Source records:
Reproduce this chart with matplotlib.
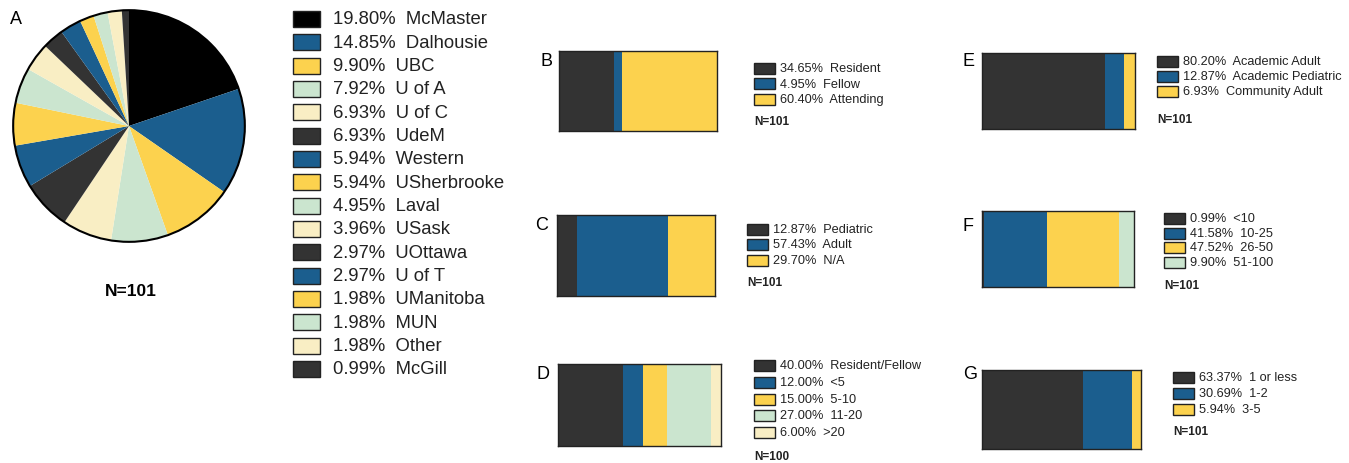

* * *

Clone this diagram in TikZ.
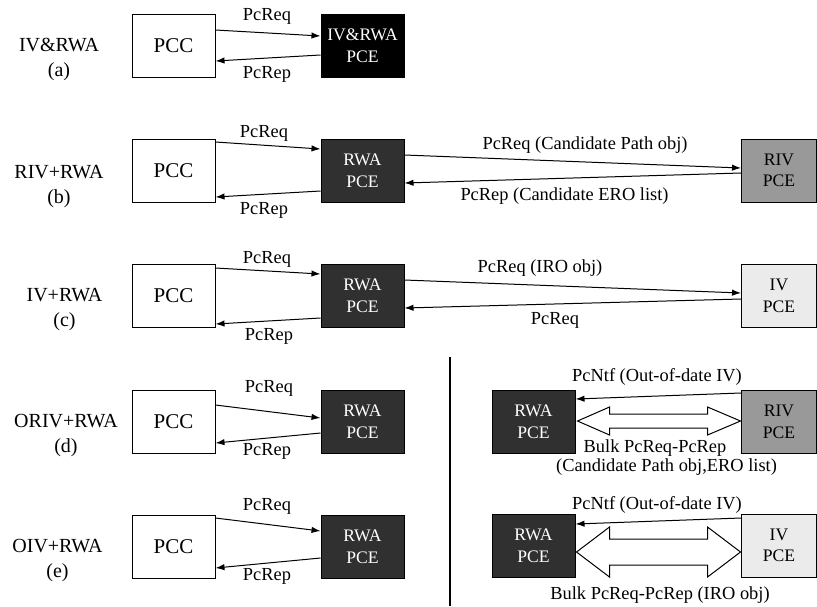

==

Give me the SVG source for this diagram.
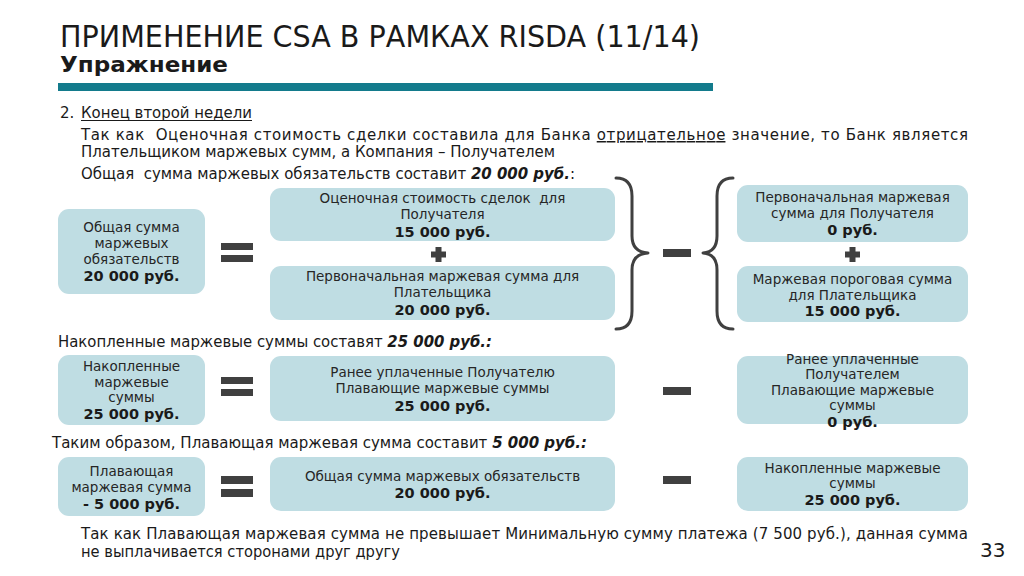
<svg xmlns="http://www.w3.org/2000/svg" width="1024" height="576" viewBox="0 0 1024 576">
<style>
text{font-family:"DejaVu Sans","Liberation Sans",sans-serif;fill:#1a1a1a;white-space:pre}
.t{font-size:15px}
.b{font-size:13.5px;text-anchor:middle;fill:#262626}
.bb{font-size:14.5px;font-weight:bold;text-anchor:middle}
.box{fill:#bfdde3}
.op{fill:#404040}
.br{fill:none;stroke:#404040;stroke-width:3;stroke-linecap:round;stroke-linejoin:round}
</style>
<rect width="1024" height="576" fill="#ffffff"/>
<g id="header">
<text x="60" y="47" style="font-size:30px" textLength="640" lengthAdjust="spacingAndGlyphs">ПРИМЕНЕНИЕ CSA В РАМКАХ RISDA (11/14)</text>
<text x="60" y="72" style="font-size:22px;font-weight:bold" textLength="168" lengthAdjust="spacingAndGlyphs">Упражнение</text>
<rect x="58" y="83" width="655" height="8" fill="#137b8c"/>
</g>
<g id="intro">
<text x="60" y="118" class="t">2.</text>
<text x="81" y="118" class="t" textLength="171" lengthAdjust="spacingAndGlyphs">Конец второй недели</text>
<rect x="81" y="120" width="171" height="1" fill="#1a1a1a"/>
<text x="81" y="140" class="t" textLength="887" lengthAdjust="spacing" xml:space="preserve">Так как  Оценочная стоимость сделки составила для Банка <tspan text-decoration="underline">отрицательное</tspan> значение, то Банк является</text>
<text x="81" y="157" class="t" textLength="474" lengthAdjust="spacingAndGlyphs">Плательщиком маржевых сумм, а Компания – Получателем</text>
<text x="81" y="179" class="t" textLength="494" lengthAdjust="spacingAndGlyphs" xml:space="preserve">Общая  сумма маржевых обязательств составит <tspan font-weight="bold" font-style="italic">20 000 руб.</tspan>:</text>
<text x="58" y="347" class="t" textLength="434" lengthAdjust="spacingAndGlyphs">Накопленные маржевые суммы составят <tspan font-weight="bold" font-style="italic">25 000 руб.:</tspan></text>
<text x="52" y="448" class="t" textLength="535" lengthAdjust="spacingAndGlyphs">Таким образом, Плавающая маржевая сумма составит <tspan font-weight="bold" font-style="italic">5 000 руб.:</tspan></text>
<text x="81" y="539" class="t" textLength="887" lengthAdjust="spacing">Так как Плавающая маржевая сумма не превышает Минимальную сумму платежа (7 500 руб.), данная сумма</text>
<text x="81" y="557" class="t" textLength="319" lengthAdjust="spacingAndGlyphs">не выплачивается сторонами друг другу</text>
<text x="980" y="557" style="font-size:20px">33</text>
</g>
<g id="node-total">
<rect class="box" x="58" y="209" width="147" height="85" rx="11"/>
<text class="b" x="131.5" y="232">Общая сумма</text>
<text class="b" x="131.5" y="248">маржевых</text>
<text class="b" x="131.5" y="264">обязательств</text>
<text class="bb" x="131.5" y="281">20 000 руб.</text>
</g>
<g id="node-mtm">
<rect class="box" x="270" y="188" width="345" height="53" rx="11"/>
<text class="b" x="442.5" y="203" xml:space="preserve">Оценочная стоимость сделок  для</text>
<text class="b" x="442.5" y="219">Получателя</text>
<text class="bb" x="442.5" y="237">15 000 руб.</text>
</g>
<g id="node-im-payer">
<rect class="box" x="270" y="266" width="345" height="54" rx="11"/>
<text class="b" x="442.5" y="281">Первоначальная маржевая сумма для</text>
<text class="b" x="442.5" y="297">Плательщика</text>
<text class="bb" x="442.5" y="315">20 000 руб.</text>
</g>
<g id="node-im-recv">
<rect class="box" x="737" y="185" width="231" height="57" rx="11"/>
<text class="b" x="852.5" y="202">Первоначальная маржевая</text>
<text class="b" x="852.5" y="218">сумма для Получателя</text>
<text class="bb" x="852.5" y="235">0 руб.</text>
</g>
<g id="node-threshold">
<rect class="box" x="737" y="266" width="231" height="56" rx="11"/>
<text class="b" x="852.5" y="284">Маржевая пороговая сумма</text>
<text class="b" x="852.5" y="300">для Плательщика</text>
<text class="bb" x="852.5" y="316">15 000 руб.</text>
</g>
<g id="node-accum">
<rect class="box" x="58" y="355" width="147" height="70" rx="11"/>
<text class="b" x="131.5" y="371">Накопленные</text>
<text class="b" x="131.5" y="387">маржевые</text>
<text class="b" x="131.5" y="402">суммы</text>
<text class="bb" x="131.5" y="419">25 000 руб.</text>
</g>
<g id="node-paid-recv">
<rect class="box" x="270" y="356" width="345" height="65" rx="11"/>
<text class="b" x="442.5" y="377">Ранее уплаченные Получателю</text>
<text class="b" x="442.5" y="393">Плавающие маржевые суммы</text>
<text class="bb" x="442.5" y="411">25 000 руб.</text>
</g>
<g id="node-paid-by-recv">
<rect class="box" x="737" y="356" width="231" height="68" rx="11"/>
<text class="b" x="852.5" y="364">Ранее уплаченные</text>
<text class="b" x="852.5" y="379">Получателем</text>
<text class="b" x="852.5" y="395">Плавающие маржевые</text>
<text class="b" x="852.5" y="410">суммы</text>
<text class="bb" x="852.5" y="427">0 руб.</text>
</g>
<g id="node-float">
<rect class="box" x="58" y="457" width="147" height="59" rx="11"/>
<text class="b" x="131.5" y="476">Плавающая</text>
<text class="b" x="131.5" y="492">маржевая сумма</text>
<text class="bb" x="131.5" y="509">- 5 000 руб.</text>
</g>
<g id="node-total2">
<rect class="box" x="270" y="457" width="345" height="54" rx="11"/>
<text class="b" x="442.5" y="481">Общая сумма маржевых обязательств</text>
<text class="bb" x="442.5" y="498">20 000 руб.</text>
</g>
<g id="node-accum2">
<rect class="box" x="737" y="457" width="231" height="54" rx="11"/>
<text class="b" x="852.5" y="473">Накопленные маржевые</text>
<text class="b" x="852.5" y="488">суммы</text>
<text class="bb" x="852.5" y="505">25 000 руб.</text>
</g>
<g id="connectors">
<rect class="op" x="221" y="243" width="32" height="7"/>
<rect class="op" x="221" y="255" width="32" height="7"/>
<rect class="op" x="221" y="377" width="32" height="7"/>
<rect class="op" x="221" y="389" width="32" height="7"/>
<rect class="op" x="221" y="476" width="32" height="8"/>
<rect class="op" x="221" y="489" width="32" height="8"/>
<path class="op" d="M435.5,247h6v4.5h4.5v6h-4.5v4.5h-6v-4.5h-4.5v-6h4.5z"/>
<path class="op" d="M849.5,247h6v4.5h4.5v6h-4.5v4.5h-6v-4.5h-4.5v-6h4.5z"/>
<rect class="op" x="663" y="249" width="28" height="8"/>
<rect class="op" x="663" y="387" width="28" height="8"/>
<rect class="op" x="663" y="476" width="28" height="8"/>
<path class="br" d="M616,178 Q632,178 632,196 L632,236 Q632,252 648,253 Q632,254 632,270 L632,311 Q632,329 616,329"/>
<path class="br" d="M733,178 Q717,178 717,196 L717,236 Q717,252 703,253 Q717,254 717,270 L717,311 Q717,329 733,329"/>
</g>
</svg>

Stated task: Gather up, from the records above, each line where the word "this" appears.

Completed exercise:
Reproduce this chart with matplotlib.
Clone this diagram in TikZ.
Give me the SVG source for this diagram.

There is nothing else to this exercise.